--- Task directions ---
Images appear in the records below; leave them out and repeat everything else exactly.

--- Information shown ---
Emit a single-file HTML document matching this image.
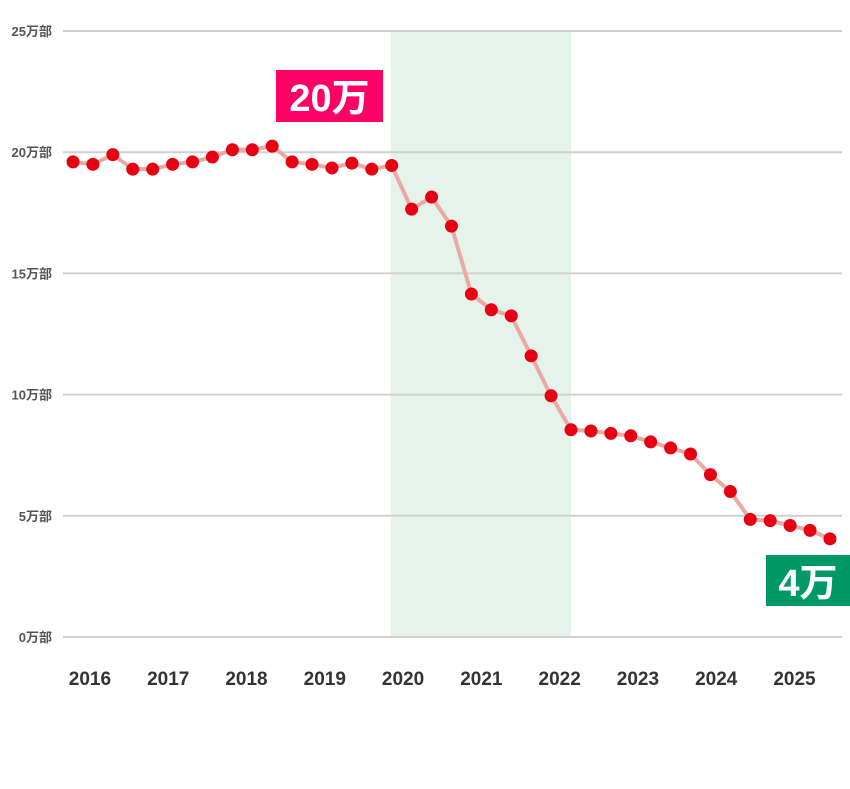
<!DOCTYPE html>
<html><head><meta charset="utf-8"><style>
html,body{margin:0;padding:0;background:#fff;}
svg{display:block;font-family:"Liberation Sans","Noto Sans CJK JP",sans-serif;}
</style></head><body>
<svg id="chart" width="850" height="789" viewBox="0 0 850 789" xmlns="http://www.w3.org/2000/svg"></svg>
<script>
const values=[19.6,19.5,19.9,19.3,19.3,19.5,19.6,19.8,20.1,20.1,20.25,19.6,19.5,19.35,19.55,19.3,19.45,17.65,18.15,16.95,14.15,13.5,13.25,11.6,9.95,8.55,8.5,8.4,8.3,8.05,7.8,7.55,6.7,6.0,4.85,4.8,4.6,4.4,4.05];
const yTicks=[0,5,10,15,20,25];
const yTickLabels=["0万部","5万部","10万部","15万部","20万部","25万部"];
const years=["2016","2017","2018","2019","2020","2021","2022","2023","2024","2025"];
const shadeRange=[15.95,25];
const NS="http://www.w3.org/2000/svg";
const svg=document.getElementById('chart');
const x=i=>73+i*19.92;
const y=v=>637-v*24.24;
function mk(t,a,p){const e=document.createElementNS(NS,t);for(const k in a)e.setAttribute(k,a[k]);(p||svg).appendChild(e);return e;}
// shade
let sh=mk('rect',{x:x(shadeRange[0]),y:y(25),width:x(shadeRange[1])-x(shadeRange[0]),height:y(0)-y(25),fill:'#e6f3ea'});


// grid
yTicks.forEach((t,i)=>{
 const g=mk('line',{x1:63,x2:842,y1:y(t),y2:y(t),stroke:'#d0d0d0','stroke-width':2});
 
 
 const l=mk('text',{x:52,y:y(t)+5,'text-anchor':'end','font-size':13,'font-weight':'bold',fill:'#555'});
 l.textContent=yTickLabels[i];
 
 
});
years.forEach((yr,k)=>{
 const t=mk('text',{x:x(0.85+k*3.93),y:685,'text-anchor':'middle','font-size':19,'font-weight':'bold',fill:'#333'});
 t.textContent=yr;
 
 
});
const line=mk('polyline',{points:values.map((v,i)=>x(i)+','+y(v)).join(' '),fill:'none',stroke:'#eba9a3','stroke-width':4,'stroke-linejoin':'round'});


values.forEach((v,i)=>{
 const c=mk('circle',{cx:x(i),cy:y(v),r:6.5,fill:'#e60012'});
 
 
});
// annotations
const a1=mk('g',{});


mk('rect',{x:276,y:70,width:107,height:52,fill:'#ff0066'},a1);
const t1=mk('text',{x:329.5,y:111,'text-anchor':'middle','font-size':38,'font-weight':'bold',fill:'#fff'},a1);t1.textContent='20万';
const a2=mk('g',{});


mk('rect',{x:766,y:555,width:84,height:51,fill:'#009966'},a2);
const t2=mk('text',{x:808,y:596,'text-anchor':'middle','font-size':38,'font-weight':'bold',fill:'#fff'},a2);t2.textContent='4万';
</script>
</body></html>
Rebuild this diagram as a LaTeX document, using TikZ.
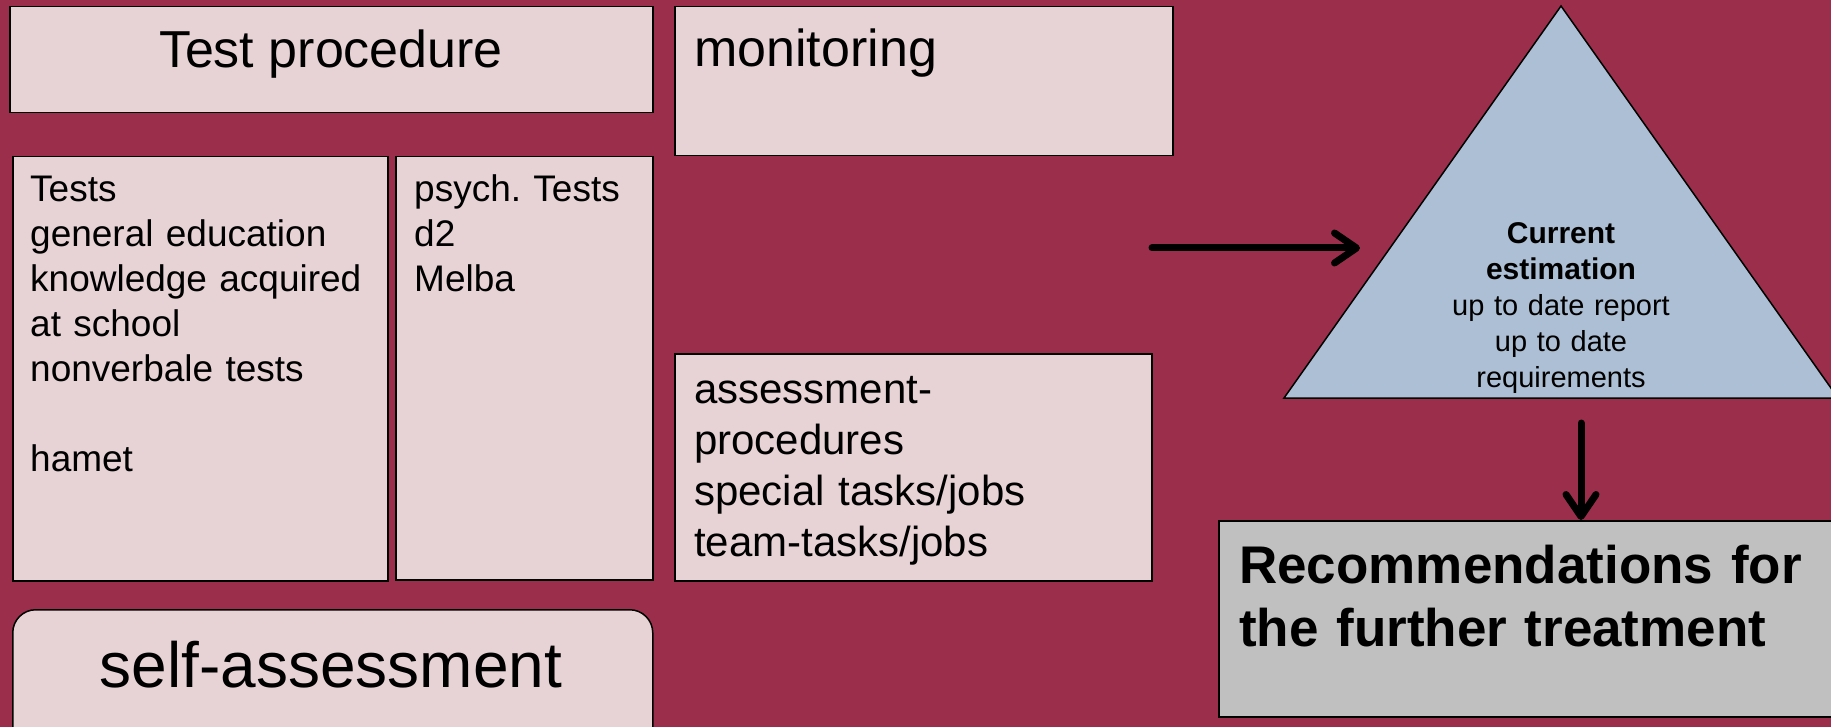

--- The output ---
Emit a single-file HTML document matching this image.
<!DOCTYPE html>
<html><head><meta charset="utf-8"><style>
html,body{margin:0;padding:0;background:#fff;}
svg{display:block;font-family:"Liberation Sans","Noto Sans CJK JP",sans-serif;}
</style></head><body>
<svg id="chart" width="850" height="789" viewBox="0 0 850 789" xmlns="http://www.w3.org/2000/svg"></svg>
<script>
const values=[19.6,19.5,19.9,19.3,19.3,19.5,19.6,19.8,20.1,20.1,20.25,19.6,19.5,19.35,19.55,19.3,19.45,17.65,18.15,16.95,14.15,13.5,13.25,11.6,9.95,8.55,8.5,8.4,8.3,8.05,7.8,7.55,6.7,6.0,4.85,4.8,4.6,4.4,4.05];
const yTicks=[0,5,10,15,20,25];
const yTickLabels=["0万部","5万部","10万部","15万部","20万部","25万部"];
const years=["2016","2017","2018","2019","2020","2021","2022","2023","2024","2025"];
const shadeRange=[15.95,25];
const NS="http://www.w3.org/2000/svg";
const svg=document.getElementById('chart');
const x=i=>73+i*19.92;
const y=v=>637-v*24.24;
function mk(t,a,p){const e=document.createElementNS(NS,t);for(const k in a)e.setAttribute(k,a[k]);(p||svg).appendChild(e);return e;}
// shade
let sh=mk('rect',{x:x(shadeRange[0]),y:y(25),width:x(shadeRange[1])-x(shadeRange[0]),height:y(0)-y(25),fill:'#e6f3ea'});


// grid
yTicks.forEach((t,i)=>{
 const g=mk('line',{x1:63,x2:842,y1:y(t),y2:y(t),stroke:'#d0d0d0','stroke-width':2});
 
 
 const l=mk('text',{x:52,y:y(t)+5,'text-anchor':'end','font-size':13,'font-weight':'bold',fill:'#555'});
 l.textContent=yTickLabels[i];
 
 
});
years.forEach((yr,k)=>{
 const t=mk('text',{x:x(0.85+k*3.93),y:685,'text-anchor':'middle','font-size':19,'font-weight':'bold',fill:'#333'});
 t.textContent=yr;
 
 
});
const line=mk('polyline',{points:values.map((v,i)=>x(i)+','+y(v)).join(' '),fill:'none',stroke:'#eba9a3','stroke-width':4,'stroke-linejoin':'round'});


values.forEach((v,i)=>{
 const c=mk('circle',{cx:x(i),cy:y(v),r:6.5,fill:'#e60012'});
 
 
});
// annotations
const a1=mk('g',{});


mk('rect',{x:276,y:70,width:107,height:52,fill:'#ff0066'},a1);
const t1=mk('text',{x:329.5,y:111,'text-anchor':'middle','font-size':38,'font-weight':'bold',fill:'#fff'},a1);t1.textContent='20万';
const a2=mk('g',{});


mk('rect',{x:766,y:555,width:84,height:51,fill:'#009966'},a2);
const t2=mk('text',{x:808,y:596,'text-anchor':'middle','font-size':38,'font-weight':'bold',fill:'#fff'},a2);t2.textContent='4万';
</script>
</body></html>
Rebuild this diagram as a LaTeX document, using TikZ.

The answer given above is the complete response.